Lo siguiente fue la primera temporada de Twin Peaks. Hay consenso mundial sobre su aportación a la renovación del negocio de la televisión y el entertainment mundial, justamente. Yo no sé como escribes lo guiones, David (con Frost, supongo), ni quien te ha enseñado a ensamblar plano tras plano en la narrativa audiovisual, pero si hay una secuencia de veinte minutos que los estudiantes de cinematografía deban destripar en sus exámenes de junio son los primeros quince minutos del primer capítulo de Twin Peaks. Ese teléfono colgando y balanceándose mientras la madre de Laura Palmer llora rota por la noticia de la muerte de su hija es sencillamente brutal.
Tengo que decirte, David, que me mosqueé profundamente contigo por la deriva de Twin Peaks 1992 más allá del capítulo ocho. Me pareció que aceptaste el corrompido juego editorial e industrial de prolongar innecesariamente una trama para aumentar los ingresos publlicitarios. Bueno, ¿fue así?
Después, siempre esperé tus películas con ilusión y ansia, y así llegaron «Corazón Salvaje», «Carretera Perdida», y «Straight Story». Todas ellas con aciertos deslumbrantes: la secuencia del accidente con trocitos de cráneo desparramado en Lost Highway, o el duelo interpretativo de Laura Dern y Willaim Dafoe en Wild at Heart: «this is a deep sound coming from inside Bobby Peru…».
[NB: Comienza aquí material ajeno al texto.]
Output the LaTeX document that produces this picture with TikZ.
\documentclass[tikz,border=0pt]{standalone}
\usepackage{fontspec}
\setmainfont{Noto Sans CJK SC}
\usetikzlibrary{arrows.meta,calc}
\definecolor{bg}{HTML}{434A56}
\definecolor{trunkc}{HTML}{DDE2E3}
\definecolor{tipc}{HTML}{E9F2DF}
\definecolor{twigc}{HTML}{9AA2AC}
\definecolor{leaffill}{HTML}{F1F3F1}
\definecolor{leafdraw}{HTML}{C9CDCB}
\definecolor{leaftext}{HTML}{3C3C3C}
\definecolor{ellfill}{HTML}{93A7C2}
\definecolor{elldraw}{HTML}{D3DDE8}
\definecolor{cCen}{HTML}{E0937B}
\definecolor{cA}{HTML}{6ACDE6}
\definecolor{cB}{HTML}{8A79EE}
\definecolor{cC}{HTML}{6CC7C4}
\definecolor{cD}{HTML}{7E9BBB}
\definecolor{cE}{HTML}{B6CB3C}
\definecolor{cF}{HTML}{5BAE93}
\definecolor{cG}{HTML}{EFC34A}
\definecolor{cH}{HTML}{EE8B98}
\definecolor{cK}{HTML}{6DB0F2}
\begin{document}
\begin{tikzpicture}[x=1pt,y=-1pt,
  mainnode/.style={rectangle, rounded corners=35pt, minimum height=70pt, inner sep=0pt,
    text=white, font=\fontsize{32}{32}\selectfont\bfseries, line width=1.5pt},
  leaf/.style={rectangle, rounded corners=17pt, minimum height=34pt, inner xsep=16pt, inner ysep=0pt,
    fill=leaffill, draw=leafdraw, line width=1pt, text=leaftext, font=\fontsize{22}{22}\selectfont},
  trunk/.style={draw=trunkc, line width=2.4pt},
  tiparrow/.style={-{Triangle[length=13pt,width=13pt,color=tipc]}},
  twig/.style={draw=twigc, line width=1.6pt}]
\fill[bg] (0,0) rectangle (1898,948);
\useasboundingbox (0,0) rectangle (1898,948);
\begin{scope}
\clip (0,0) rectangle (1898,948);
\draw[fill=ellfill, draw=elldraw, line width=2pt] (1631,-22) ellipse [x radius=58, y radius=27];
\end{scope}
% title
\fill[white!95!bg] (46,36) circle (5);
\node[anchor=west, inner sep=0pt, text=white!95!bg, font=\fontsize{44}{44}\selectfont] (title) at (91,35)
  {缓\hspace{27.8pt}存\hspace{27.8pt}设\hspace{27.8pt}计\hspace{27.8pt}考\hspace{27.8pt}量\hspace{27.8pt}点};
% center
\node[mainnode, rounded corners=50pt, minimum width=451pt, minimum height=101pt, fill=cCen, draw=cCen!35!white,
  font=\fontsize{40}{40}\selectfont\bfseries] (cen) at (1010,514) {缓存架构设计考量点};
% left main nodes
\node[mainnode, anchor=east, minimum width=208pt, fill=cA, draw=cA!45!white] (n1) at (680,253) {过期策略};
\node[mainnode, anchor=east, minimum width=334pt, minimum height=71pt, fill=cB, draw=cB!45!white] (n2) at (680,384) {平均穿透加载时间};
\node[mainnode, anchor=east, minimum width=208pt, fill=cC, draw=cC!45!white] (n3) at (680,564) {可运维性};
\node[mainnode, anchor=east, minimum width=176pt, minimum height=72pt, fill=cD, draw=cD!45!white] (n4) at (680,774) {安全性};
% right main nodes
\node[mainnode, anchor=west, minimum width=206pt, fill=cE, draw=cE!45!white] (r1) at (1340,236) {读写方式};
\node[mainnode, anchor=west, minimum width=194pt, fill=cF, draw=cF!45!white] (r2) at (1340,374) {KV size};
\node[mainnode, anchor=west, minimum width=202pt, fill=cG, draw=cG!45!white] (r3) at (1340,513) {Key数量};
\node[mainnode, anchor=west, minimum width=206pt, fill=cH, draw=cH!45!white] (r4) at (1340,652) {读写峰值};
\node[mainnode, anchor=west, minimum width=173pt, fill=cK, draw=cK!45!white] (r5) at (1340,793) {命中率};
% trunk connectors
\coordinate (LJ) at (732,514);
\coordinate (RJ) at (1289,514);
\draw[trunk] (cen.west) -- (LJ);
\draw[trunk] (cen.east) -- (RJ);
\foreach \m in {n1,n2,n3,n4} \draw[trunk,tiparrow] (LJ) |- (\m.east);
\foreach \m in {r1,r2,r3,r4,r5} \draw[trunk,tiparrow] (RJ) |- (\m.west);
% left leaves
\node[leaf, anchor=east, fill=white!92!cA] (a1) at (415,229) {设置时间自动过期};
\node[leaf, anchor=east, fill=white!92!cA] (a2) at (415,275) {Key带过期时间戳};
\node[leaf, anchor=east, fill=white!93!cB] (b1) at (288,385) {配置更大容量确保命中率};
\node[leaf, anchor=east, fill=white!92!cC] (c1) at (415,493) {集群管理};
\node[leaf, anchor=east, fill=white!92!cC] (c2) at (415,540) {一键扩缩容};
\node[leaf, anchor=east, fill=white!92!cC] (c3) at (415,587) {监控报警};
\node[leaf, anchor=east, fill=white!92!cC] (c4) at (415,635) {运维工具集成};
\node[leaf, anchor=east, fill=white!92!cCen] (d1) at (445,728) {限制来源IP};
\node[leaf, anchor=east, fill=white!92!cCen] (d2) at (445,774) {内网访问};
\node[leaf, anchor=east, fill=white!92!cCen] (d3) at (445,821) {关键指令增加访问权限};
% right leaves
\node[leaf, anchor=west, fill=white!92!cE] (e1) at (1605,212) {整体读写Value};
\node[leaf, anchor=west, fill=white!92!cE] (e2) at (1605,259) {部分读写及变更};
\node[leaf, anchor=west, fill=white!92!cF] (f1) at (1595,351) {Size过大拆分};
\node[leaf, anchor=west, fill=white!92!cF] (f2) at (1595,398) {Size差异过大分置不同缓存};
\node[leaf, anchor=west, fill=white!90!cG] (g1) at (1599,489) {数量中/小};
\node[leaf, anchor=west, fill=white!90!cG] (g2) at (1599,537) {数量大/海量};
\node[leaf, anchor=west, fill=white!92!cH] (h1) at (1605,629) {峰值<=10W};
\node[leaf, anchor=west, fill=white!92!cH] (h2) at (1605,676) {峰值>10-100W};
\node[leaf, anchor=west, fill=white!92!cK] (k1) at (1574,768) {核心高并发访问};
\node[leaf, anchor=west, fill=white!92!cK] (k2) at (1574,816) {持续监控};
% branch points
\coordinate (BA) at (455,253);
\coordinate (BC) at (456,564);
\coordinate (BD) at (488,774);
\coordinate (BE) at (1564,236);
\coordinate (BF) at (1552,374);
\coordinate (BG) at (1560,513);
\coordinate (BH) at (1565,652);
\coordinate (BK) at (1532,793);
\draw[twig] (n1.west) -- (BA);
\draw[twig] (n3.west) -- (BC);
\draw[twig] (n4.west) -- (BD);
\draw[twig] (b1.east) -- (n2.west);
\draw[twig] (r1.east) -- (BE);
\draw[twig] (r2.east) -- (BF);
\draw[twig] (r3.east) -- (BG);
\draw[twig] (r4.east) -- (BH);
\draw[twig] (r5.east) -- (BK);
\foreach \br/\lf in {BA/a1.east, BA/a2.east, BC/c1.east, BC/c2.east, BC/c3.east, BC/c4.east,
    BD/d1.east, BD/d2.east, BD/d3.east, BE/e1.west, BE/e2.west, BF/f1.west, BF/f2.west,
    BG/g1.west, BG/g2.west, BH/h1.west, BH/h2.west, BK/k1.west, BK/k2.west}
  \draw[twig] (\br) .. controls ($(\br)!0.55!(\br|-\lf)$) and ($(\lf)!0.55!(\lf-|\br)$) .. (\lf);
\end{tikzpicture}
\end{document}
La espera mereció la pena, David, hasta que en 2001 ví Mulholland Drive. Varias veces. Tu mejor película, sin duda, y la reconocida por una encuesta de 177 críticos reunidos por la BBC como la mejor del siglo XXI, hasta el momento. Lo es.
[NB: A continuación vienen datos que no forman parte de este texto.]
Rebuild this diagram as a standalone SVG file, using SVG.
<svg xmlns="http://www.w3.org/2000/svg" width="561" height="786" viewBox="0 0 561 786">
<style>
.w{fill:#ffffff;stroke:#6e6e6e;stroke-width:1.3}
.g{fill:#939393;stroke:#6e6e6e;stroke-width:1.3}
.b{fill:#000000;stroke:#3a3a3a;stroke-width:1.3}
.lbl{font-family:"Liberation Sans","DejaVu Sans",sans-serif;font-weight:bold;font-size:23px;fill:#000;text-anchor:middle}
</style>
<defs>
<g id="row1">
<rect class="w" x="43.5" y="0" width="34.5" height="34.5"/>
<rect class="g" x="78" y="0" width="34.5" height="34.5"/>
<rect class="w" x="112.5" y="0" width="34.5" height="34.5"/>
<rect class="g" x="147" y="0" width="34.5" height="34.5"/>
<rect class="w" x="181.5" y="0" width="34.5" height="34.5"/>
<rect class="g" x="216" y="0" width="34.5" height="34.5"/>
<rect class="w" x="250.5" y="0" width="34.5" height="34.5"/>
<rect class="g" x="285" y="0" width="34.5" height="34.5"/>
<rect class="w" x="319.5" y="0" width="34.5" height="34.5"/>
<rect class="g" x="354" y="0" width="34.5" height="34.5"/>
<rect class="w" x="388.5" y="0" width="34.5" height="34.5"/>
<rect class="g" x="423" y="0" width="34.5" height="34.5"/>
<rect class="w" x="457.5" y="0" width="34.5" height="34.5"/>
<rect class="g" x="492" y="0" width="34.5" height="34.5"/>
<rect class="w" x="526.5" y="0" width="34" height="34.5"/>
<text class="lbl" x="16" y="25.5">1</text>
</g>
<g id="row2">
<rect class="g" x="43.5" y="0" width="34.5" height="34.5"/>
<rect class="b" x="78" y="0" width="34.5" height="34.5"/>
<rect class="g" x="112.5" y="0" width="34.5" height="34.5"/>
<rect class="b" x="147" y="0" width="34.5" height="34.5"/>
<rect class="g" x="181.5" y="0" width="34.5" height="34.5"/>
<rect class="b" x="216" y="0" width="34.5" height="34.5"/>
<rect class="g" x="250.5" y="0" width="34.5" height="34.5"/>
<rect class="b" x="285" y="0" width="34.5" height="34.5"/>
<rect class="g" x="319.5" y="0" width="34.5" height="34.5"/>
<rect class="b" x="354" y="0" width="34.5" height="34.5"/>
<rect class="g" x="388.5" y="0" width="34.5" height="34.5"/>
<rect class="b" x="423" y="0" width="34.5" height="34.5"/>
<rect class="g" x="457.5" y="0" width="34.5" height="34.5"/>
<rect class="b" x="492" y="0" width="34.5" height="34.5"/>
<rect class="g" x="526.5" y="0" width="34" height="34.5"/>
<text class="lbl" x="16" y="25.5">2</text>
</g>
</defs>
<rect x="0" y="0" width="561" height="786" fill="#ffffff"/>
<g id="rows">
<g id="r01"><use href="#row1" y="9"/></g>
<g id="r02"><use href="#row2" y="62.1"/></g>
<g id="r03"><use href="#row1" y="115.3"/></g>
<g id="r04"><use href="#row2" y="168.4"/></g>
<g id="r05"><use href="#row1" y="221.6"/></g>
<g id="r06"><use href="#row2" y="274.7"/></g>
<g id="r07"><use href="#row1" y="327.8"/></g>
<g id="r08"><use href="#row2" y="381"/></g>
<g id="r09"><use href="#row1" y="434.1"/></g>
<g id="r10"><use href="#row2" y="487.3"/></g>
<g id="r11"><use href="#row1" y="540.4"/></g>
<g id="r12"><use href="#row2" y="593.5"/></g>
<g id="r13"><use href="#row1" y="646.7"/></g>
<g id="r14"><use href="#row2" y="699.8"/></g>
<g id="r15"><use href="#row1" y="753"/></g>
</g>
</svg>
De la misma forma que Blue Velvet quebró los paradigmas morales del siglo XX, Mulholland ha situado la creatividad narrativa en un nuevo nivel. Su más destacado rasgo es la deconstrucción de la temporalidad narrativa en un juego de bucles de Escher que nos llevan al delirio degustante de la trama. ¡Hay cosas que pueden ocurrir simultáneamente antes y después de otras! Recuerdo que tras la primera consumición de Muhlolland Drive en cine, volví a los pocos días con un cuaderno de notas, y apuntaba las claves a oscuras, las referencias que pudieran ayudar a reconstruir una trama imposible: el cuaderno que aparece antes y después de su propio momento, los detalles de atrezzo en la relación de Laura y Betty… ¡toda la puta película es una cinta de Moebius, magnífica y fascinante! Cuando te preguntan, David, por su significado y resolución, dices que «la respuesta está en la intuición, no en la razón». Te creo. Mulholland Drive es una peli de cine negro cuya intriga solo puede resolverse, cuyo culpable solo puede hallarse, por intuición, no por deducción. Fantástico. ¡Muerte a Agatha Christie!
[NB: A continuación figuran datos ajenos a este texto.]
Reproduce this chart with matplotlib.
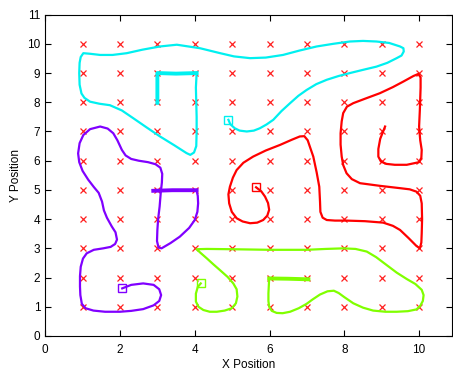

Me hubiera conformado con que tu última palabra artística hubiera sido «Mullholand». Solo esto te hubiera situado en el olimpo contemporáneo, junto a David LaChapelle, Roman Polansky o Walton Ford. Pero es que todavía te faltaba «Twin Peaks 2017».
Esta producción no sólo está por encima de cualquier otra de su época por concepto y desarrollo, sino que marca, atención, sé lo que voy a decir, y lo mantendré sean cuales sean vuestros comentarios, el punto más alto al que ha llegado la creativdad audiovisual, de momento, en el siglo XXI. No me voy a detener en detalles de episodios o secuencias (¿o sí? -el duelo de pulso, Got A Light, el abrasador y definitivo capítulo 8, los paralelismos magníficos entre Oz y la tierra…-), solo tengo que decirte, David, que nadie ha tocado tan alto en creatividad pura, en traslación de poesía a cine, como tú en Twin Peaks 2017. No sé si será la meditación trascendental, o qué coño fumas, pero has tocado la cumbre.